Joyful dancing, games, experimenting with movement and physical forces, discovering the extremes and limits, rhythm, music and flow are the most important in her teaching and dancing.



Kinetic Potential and Full Presence

Contact improvisation can be seen as a postmodern technique in which the dance is continuously being inspired by the direct physical connection between two or more bodies. It is characterized through an array of dynamics and qualities and not limited by aesthetics or shape. It is particularly intriguing that the movements aren’t being sourced from our creativity but rather from the physical communication with the partner(s). That’s what prevents this dance from becoming predictable or formulaic, it remains fresh and is actually improvised. And that’s also what these classes are about: We’ll acknowledge the participants’ possibilities, and we’ll try to be fully present in each situation.
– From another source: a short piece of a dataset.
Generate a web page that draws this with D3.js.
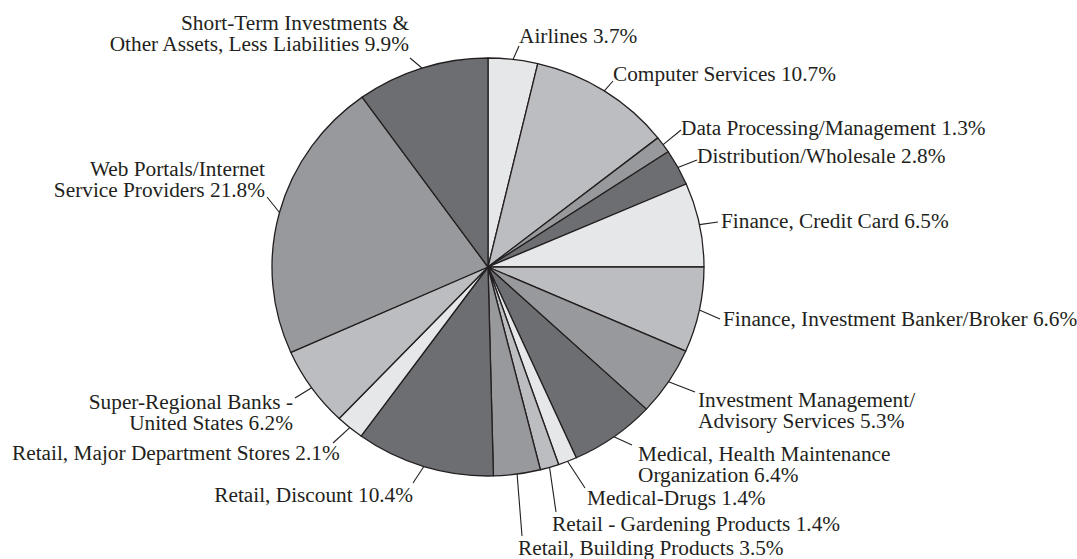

In addition to that, we’ll work on not letting our imaginations, wishes and ideas get the best of us. The amazing part is that this process of raising our awareness and recognizing the kinetic potential of the bodies’ constellations already comprises the dance. It doesn’t have to be fabricated. And therefore it naturally is meaningful for us and yet surprising. At last, when we allow our dance to spatially express itself, our possibilities multiply evidently, and it’ll be incredibly interesting for us to find out which journey our dance will embark us on.